_SHORT PROBLEM_: Transcribe the records below in full; pictures stay out of the copy.

(Plotting code records)
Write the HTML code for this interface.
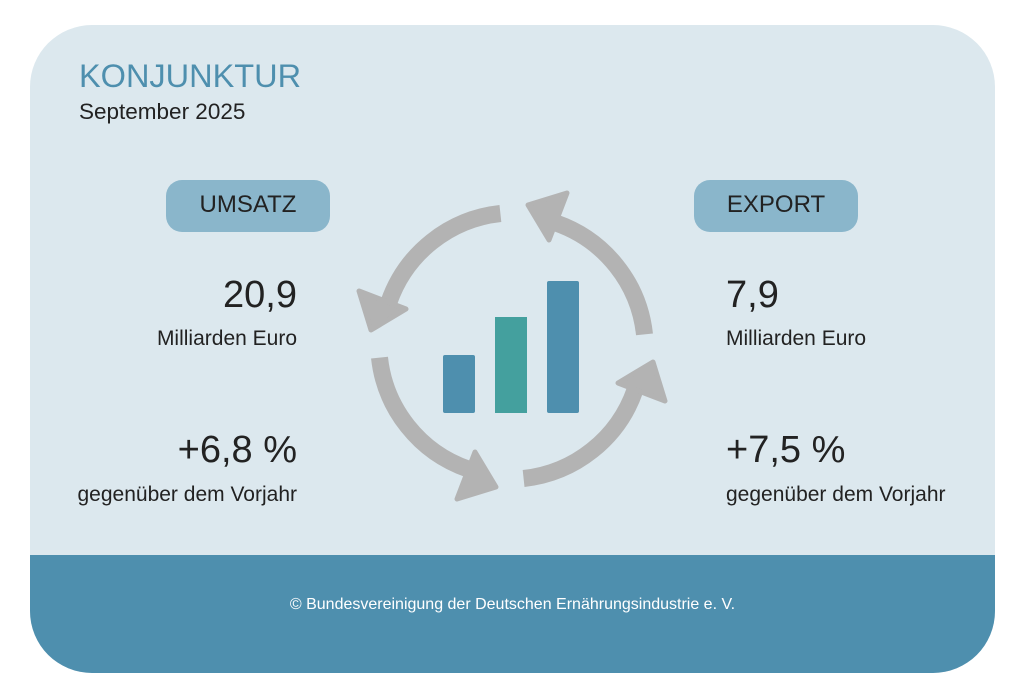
<!DOCTYPE html>
<html><head><meta charset="utf-8"><style>
body{margin:0;width:1024px;height:698px;background:#fff;position:relative;overflow:hidden;font-family:"Liberation Sans",sans-serif}
.card{position:absolute;left:30px;top:25px;width:965px;height:648px;border-radius:62px;background:#dce8ee;overflow:hidden}
.foot{position:absolute;left:0;top:530px;width:965px;height:118px;background:#4e8fae;color:#fff;font-size:16px;text-align:center;line-height:100px}
.t{position:absolute;white-space:nowrap;color:#222}
.pill{position:absolute;width:164px;height:52px;border-radius:16px;background:#8ab6cb;color:#222;font-size:24px;text-align:center;line-height:50px}
.r{text-align:right;width:300px}
</style></head><body>
<div class="card">
<div class="foot">© Bundesvereinigung der Deutschen Ernährungsindustrie e. V.</div>
</div>
<div class="t" style="left:79px;top:58px;font-size:32.5px;color:#4e8fae">KONJUNKTUR</div>
<div class="t" style="left:79px;top:99px;font-size:22.5px">September 2025</div>
<div class="pill" style="left:166px;top:180px">UMSATZ</div>
<div class="pill" style="left:694px;top:180px">EXPORT</div>
<div class="t r" style="left:-3px;top:274px;font-size:38px">20,9</div>
<div class="t r" style="left:-3px;top:327px;font-size:21px">Milliarden Euro</div>
<div class="t r" style="left:-3px;top:429px;font-size:38px">+6,8 %</div>
<div class="t r" style="left:-3px;top:483px;font-size:21px">gegenüber dem Vorjahr</div>
<div class="t" style="left:726px;top:274px;font-size:38px">7,9</div>
<div class="t" style="left:726px;top:327px;font-size:21px">Milliarden Euro</div>
<div class="t" style="left:726px;top:429px;font-size:38px">+7,5 %</div>
<div class="t" style="left:726px;top:483px;font-size:21px">gegenüber dem Vorjahr</div>
<svg width="1024" height="698" style="position:absolute;left:0;top:0">
<defs><g id="a">
<path d="M500.4,213.5 A133,133 0 0 0 389,302" fill="none" stroke="#b3b3b3" stroke-width="17"/>
<polygon points="359,291 406,309 371,330" fill="#b3b3b3" stroke="#b3b3b3" stroke-width="5" stroke-linejoin="round"/>
</g></defs>
<use href="#a"/>
<use href="#a" transform="rotate(-90 512 346)"/>
<use href="#a" transform="rotate(180 512 346)"/>
<use href="#a" transform="rotate(90 512 346)"/>
<rect x="443" y="355" width="32" height="58" rx="2" fill="#4e8fae"/>
<rect x="495" y="317" width="32" height="96" fill="#44a09e"/>
<rect x="547" y="281" width="32" height="132" rx="2" fill="#4e8fae"/>
</svg>
</body></html>
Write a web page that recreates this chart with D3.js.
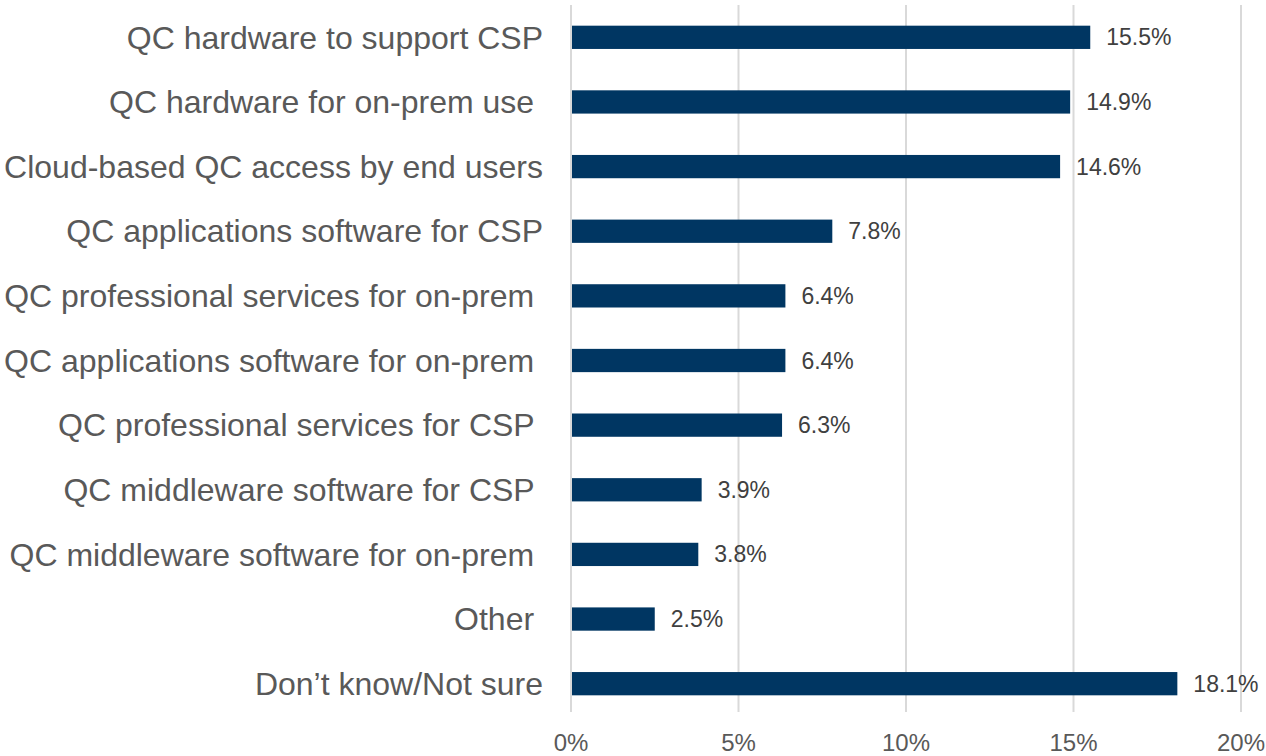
<!DOCTYPE html>
<html>
<head>
<meta charset="utf-8">
<script src="https://cdn.jsdelivr.net/npm/d3@7"></script>
<style>
  body { margin: 0; background: #fff; }
  text { font-family: "Liberation Sans", Arial, sans-serif; }
</style>
</head>
<body>
<script>
// categories top to bottom (trailing spaces kept as in the source)
var categories = [
  "QC hardware to support CSP",
  "QC hardware for on-prem use ",
  "Cloud-based QC access by end users",
  "QC applications software for CSP",
  "QC professional services for on-prem ",
  "QC applications software for on-prem ",
  "QC professional services for CSP ",
  "QC middleware software for CSP ",
  "QC middleware software for on-prem ",
  "Other ",
  "Don\u2019t know/Not sure"
];
var values = [15.5, 14.9, 14.6, 7.8, 6.4, 6.4, 6.3, 3.9, 3.8, 2.5, 18.1];
var ticks = [0, 5, 10, 15, 20];

var width = 1266, height = 756;
var plotLeft = 571, plotRight = 1241, plotTop = 5, plotBottom = 716;

var svg = d3.select("body").append("svg")
  .attr("width", width)
  .attr("height", height);

var x = d3.scaleLinear().domain([0, 20]).range([plotLeft, plotRight]);
var y = d3.scaleBand().domain(categories).range([plotTop, plotBottom]).paddingInner(0.64).paddingOuter(0.32);

// gridlines
svg.append("g").selectAll("line")
  .data(ticks)
  .enter().append("line")
  .attr("x1", function(d) { return x(d); })
  .attr("x2", function(d) { return x(d); })
  .attr("y1", plotTop)
  .attr("y2", plotBottom - 4)
  .attr("stroke", "#d9d9d9")
  .attr("stroke-width", 2);

// tick labels
svg.append("g").selectAll("text")
  .data(ticks)
  .enter().append("text")
  .attr("x", function(d) { return x(d); })
  .attr("y", 751)
  .attr("text-anchor", "middle")
  .attr("font-size", "24px")
  .attr("fill", "#595959")
  .text(function(d) { return d + "%"; });

// bars
svg.append("g").selectAll("rect")
  .data(values)
  .enter().append("rect")
  .attr("x", x(0) + 1)
  .attr("y", function(d, i) { return y(categories[i]); })
  .attr("width", function(d) { return x(d) - x(0) - 1; })
  .attr("height", y.bandwidth())
  .attr("fill", "#003662");

// value labels
svg.append("g").selectAll("text")
  .data(values)
  .enter().append("text")
  .attr("x", function(d) { return x(d) + 16; })
  .attr("y", function(d, i) { return y(categories[i]) + y.bandwidth() / 2; })
  .attr("dy", "0.35em")
  .attr("font-size", "23px")
  .attr("fill", "#404040")
  .text(function(d) { return d.toFixed(1) + "%"; });

// category labels
svg.append("g").selectAll("text")
  .data(categories)
  .enter().append("text")
  .attr("x", 543)
  .attr("y", function(d) { return y(d) + y.bandwidth() / 2; })
  .attr("dy", "0.35em")
  .attr("text-anchor", "end")
  .attr("font-size", "32px")
  .attr("fill", "#595959")
  .style("white-space", "pre")
  .text(function(d) { return d; });
</script>
</body>
</html>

_RESPONSE TO THIS EXERCISE_:
Write the HTML code for this interface.
<!DOCTYPE html>
<html><head><meta charset="utf-8"><style>
body{margin:0;width:1024px;height:698px;background:#fff;position:relative;overflow:hidden;font-family:"Liberation Sans",sans-serif}
.card{position:absolute;left:30px;top:25px;width:965px;height:648px;border-radius:62px;background:#dce8ee;overflow:hidden}
.foot{position:absolute;left:0;top:530px;width:965px;height:118px;background:#4e8fae;color:#fff;font-size:16px;text-align:center;line-height:100px}
.t{position:absolute;white-space:nowrap;color:#222}
.pill{position:absolute;width:164px;height:52px;border-radius:16px;background:#8ab6cb;color:#222;font-size:24px;text-align:center;line-height:50px}
.r{text-align:right;width:300px}
</style></head><body>
<div class="card">
<div class="foot">© Bundesvereinigung der Deutschen Ernährungsindustrie e. V.</div>
</div>
<div class="t" style="left:79px;top:58px;font-size:32.5px;color:#4e8fae">KONJUNKTUR</div>
<div class="t" style="left:79px;top:99px;font-size:22.5px">September 2025</div>
<div class="pill" style="left:166px;top:180px">UMSATZ</div>
<div class="pill" style="left:694px;top:180px">EXPORT</div>
<div class="t r" style="left:-3px;top:274px;font-size:38px">20,9</div>
<div class="t r" style="left:-3px;top:327px;font-size:21px">Milliarden Euro</div>
<div class="t r" style="left:-3px;top:429px;font-size:38px">+6,8 %</div>
<div class="t r" style="left:-3px;top:483px;font-size:21px">gegenüber dem Vorjahr</div>
<div class="t" style="left:726px;top:274px;font-size:38px">7,9</div>
<div class="t" style="left:726px;top:327px;font-size:21px">Milliarden Euro</div>
<div class="t" style="left:726px;top:429px;font-size:38px">+7,5 %</div>
<div class="t" style="left:726px;top:483px;font-size:21px">gegenüber dem Vorjahr</div>
<svg width="1024" height="698" style="position:absolute;left:0;top:0">
<defs><g id="a">
<path d="M500.4,213.5 A133,133 0 0 0 389,302" fill="none" stroke="#b3b3b3" stroke-width="17"/>
<polygon points="359,291 406,309 371,330" fill="#b3b3b3" stroke="#b3b3b3" stroke-width="5" stroke-linejoin="round"/>
</g></defs>
<use href="#a"/>
<use href="#a" transform="rotate(-90 512 346)"/>
<use href="#a" transform="rotate(180 512 346)"/>
<use href="#a" transform="rotate(90 512 346)"/>
<rect x="443" y="355" width="32" height="58" rx="2" fill="#4e8fae"/>
<rect x="495" y="317" width="32" height="96" fill="#44a09e"/>
<rect x="547" y="281" width="32" height="132" rx="2" fill="#4e8fae"/>
</svg>
</body></html>
Write a web page that recreates this chart with D3.js.
<!DOCTYPE html>
<html>
<head>
<meta charset="utf-8">
<script src="https://cdn.jsdelivr.net/npm/d3@7"></script>
<style>
  body { margin: 0; background: #fff; }
  text { font-family: "Liberation Sans", Arial, sans-serif; }
</style>
</head>
<body>
<script>
// categories top to bottom (trailing spaces kept as in the source)
var categories = [
  "QC hardware to support CSP",
  "QC hardware for on-prem use ",
  "Cloud-based QC access by end users",
  "QC applications software for CSP",
  "QC professional services for on-prem ",
  "QC applications software for on-prem ",
  "QC professional services for CSP ",
  "QC middleware software for CSP ",
  "QC middleware software for on-prem ",
  "Other ",
  "Don\u2019t know/Not sure"
];
var values = [15.5, 14.9, 14.6, 7.8, 6.4, 6.4, 6.3, 3.9, 3.8, 2.5, 18.1];
var ticks = [0, 5, 10, 15, 20];

var width = 1266, height = 756;
var plotLeft = 571, plotRight = 1241, plotTop = 5, plotBottom = 716;

var svg = d3.select("body").append("svg")
  .attr("width", width)
  .attr("height", height);

var x = d3.scaleLinear().domain([0, 20]).range([plotLeft, plotRight]);
var y = d3.scaleBand().domain(categories).range([plotTop, plotBottom]).paddingInner(0.64).paddingOuter(0.32);

// gridlines
svg.append("g").selectAll("line")
  .data(ticks)
  .enter().append("line")
  .attr("x1", function(d) { return x(d); })
  .attr("x2", function(d) { return x(d); })
  .attr("y1", plotTop)
  .attr("y2", plotBottom - 4)
  .attr("stroke", "#d9d9d9")
  .attr("stroke-width", 2);

// tick labels
svg.append("g").selectAll("text")
  .data(ticks)
  .enter().append("text")
  .attr("x", function(d) { return x(d); })
  .attr("y", 751)
  .attr("text-anchor", "middle")
  .attr("font-size", "24px")
  .attr("fill", "#595959")
  .text(function(d) { return d + "%"; });

// bars
svg.append("g").selectAll("rect")
  .data(values)
  .enter().append("rect")
  .attr("x", x(0) + 1)
  .attr("y", function(d, i) { return y(categories[i]); })
  .attr("width", function(d) { return x(d) - x(0) - 1; })
  .attr("height", y.bandwidth())
  .attr("fill", "#003662");

// value labels
svg.append("g").selectAll("text")
  .data(values)
  .enter().append("text")
  .attr("x", function(d) { return x(d) + 16; })
  .attr("y", function(d, i) { return y(categories[i]) + y.bandwidth() / 2; })
  .attr("dy", "0.35em")
  .attr("font-size", "23px")
  .attr("fill", "#404040")
  .text(function(d) { return d.toFixed(1) + "%"; });

// category labels
svg.append("g").selectAll("text")
  .data(categories)
  .enter().append("text")
  .attr("x", 543)
  .attr("y", function(d) { return y(d) + y.bandwidth() / 2; })
  .attr("dy", "0.35em")
  .attr("text-anchor", "end")
  .attr("font-size", "32px")
  .attr("fill", "#595959")
  .style("white-space", "pre")
  .text(function(d) { return d; });
</script>
</body>
</html>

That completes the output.